Houdaïfa, H. (2017). Extrémisme religieux: plongée dans les milieux radicaux du Maroc. En toutes lettres, collection Enquêtes.
Lamrabet, A. (2017). Islam et femmes, les questions qui fâchent. Casablanca: En toutes lettres.
Sefrioui, K. (2013). La revue Souffles (1966-1973) – Espoirs de révolution culturelle au Maroc. Casablanca: Éditions du Sirocco.
Sefrioui, K. (2017). Le livre à l’épreuve, les failles de la chaîne au Maroc. Casablanca: En toutes lettres, collection Enquêtes.
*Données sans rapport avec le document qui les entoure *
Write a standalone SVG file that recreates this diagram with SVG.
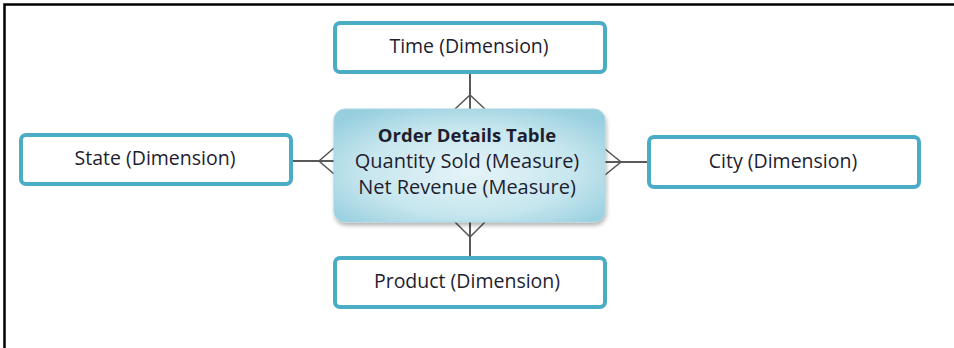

Kenza Sefrioui est éditrice, critique littéraire et journaliste culturelle. Elle a tenu la rubrique littéraire au Journal hebdomadaire de 2005 à 2010 et collabore à Tel Quel et Economia HEM Research Center. Elle a étudié la littérature comparée à l’Université Paris IV-Sorbonne et a publié sa thèse de doctorat : Souffles (1966-1973), espoirs de révolution culturelle au Maroc (Editions du Sirocco, prix Grand Atlas 2013). Elle a aussi codirigé Casablanca œuvre ouverte, réédition augmentée de Casablanca, fragments d’imaginaire avec un deuxième tome, Casablanca poème urbain sur les écritures contemporaines à Casablanca (Le Fennec, 2013) et cosigné Casablanca, nid d’artistes (Malika éditions, 2018). Elle a cofondé avec Hicham Houdaïfa les éditions En Toutes Lettres spécialisées dans l’essai journalistique et de vulgarisation des recherches en sciences humaines, où elle a publié Le livre à l’épreuve, les failles de la chaîne au Maroc (En toutes lettres, 2017).